Many jurisdictions have adopted the substantial-truth doctrine, which protects a
defamation defendant as long as the "gist" of the story is true.
- Statements in judicial, legislative, and administrative proceedings:
Defamatory statements made in these settings by participants are considered
absolutely privileged. For example, a lawyer in a divorce case could not be sued
for libel for comments he or she made during a court proceeding.
- Fair report or fair comment: This privilege varies from jurisdiction
to jurisdiction. Generally, it provides a measure of protection to a defendant
who reports on the deliberations of a public body, such as a city council
meeting.
- Neutral-reporting privilege: Protects news organizations when they
publish statements, even reckless statements, made by others about a public
figure even if the press suspects the statements are not true. As one federal
appeals court wrote in 1977 when describing the privilege: “We do not believe
that the press may be required under the First Amendment to suppress newsworthy
statements merely because it has serious doubts regarding their truth.” The
neutral-reporting privilege differs from the similar fair-report privilege in
that fair report generally applies only when the allegedly defamatory statements
are made directly from a public record, public meeting or government press
release. Neutral reporting applies to statements outside the context of official
government proceedings or records. Not all jurisdictions recognize the
neutral-reporting privilege. The U.S. Supreme Court has never directly ruled on
it.
- Libel-proof plaintiffs: This defense holds that some plaintiffs have
such lousy reputations that essentially they are libel-proof. The theory is that
one cannot harm someone's reputation when that person already has a damaged
reputation.
- Rhetorical hyperbole: Some courts will hold that certain language in
certain contents (editorial/opinion column) is understood by the readers to be
figurative language not to be interpreted literally.
- Retraction statutes: Nearly every state possesses a statute that
allows a defamation defendant to retract, or take back, a libelous publication.
Some of these statutes bar recovery, while others prevent the defendant from
recovering so-called punitive damages.
Defamation, like many other torts, varies from state to state. For example,
states recognize different privileges and apply different standards with respect
to private-person plaintiffs. Interested parties or practitioners must carefully
check the case law of their respective state.

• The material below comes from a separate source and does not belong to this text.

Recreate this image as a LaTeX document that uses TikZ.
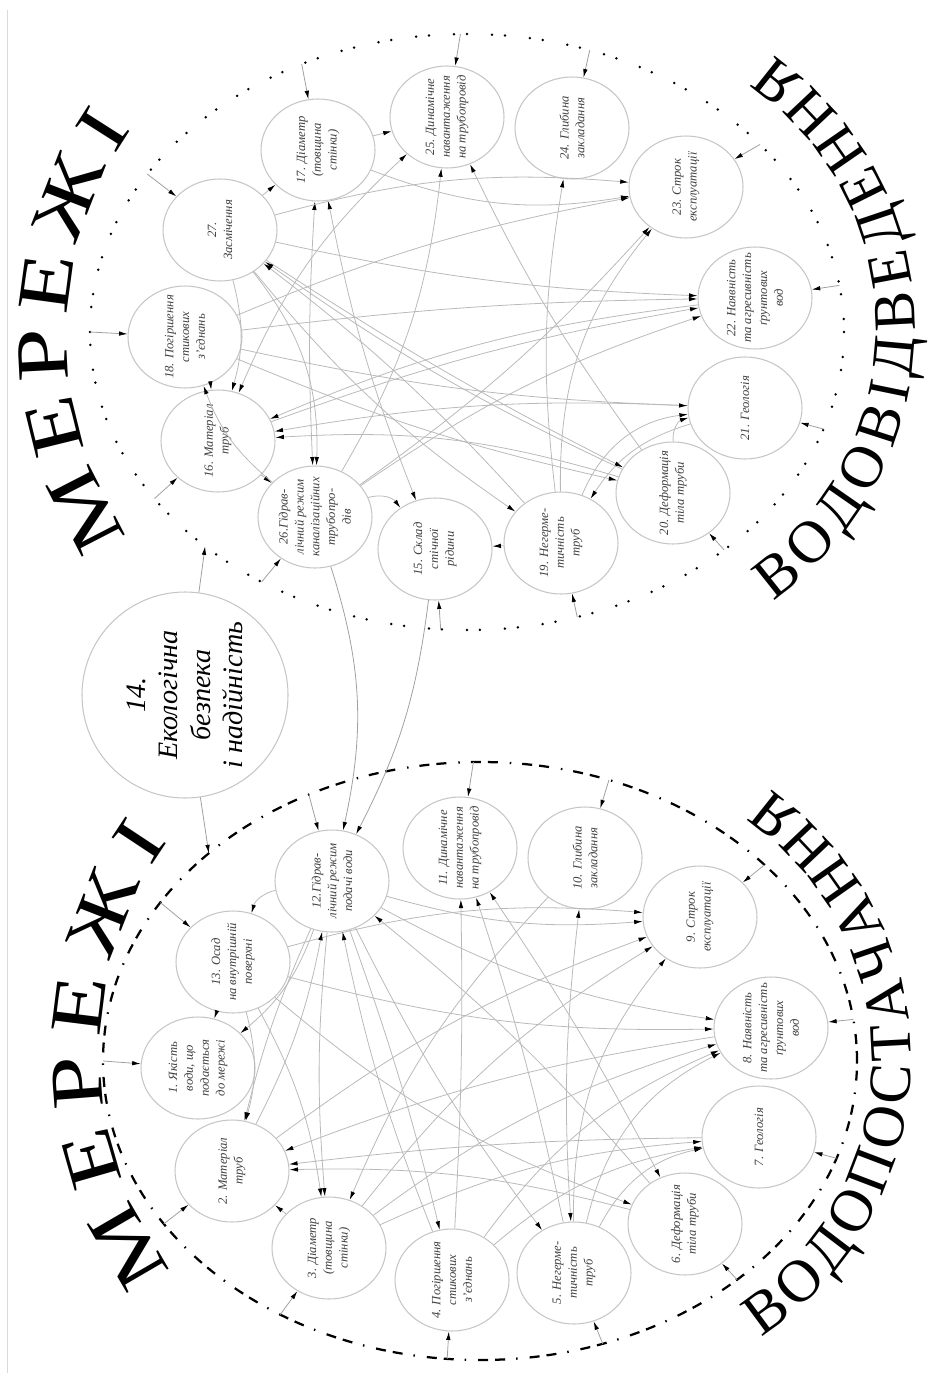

Defamation suits can further important interests of those who have been
victimized by malicious falsehoods. However, defamation suits can also threaten
First Amendment values by chilling the free flow of information. At the time of
Times v. Sullivan, state libel suits threatened to wipe out press
coverage of one of the most important issues of the 20th century — the civil
rights movement.
Furthermore, defamation suits can be abused. Sometimes, individuals who speak
out against abuses are tagged with large defamation suits that are often
meritless. During the past decade, commentators coined the term Strategic Lawsuits Against Public
Participation, or SLAPP suits, to describe these suits.
Questions about libel online have also come increasingly into view. See the article on Online libel.
The
threat of libel suits can cause individuals to keep quiet about issues of public
concern. Very few people have the economic resources to defend themselves after
being hauled into court for defamation.
But the First Amendment protects everyone, and it is important to maintain a
proper balance between libel law and the First Amendment.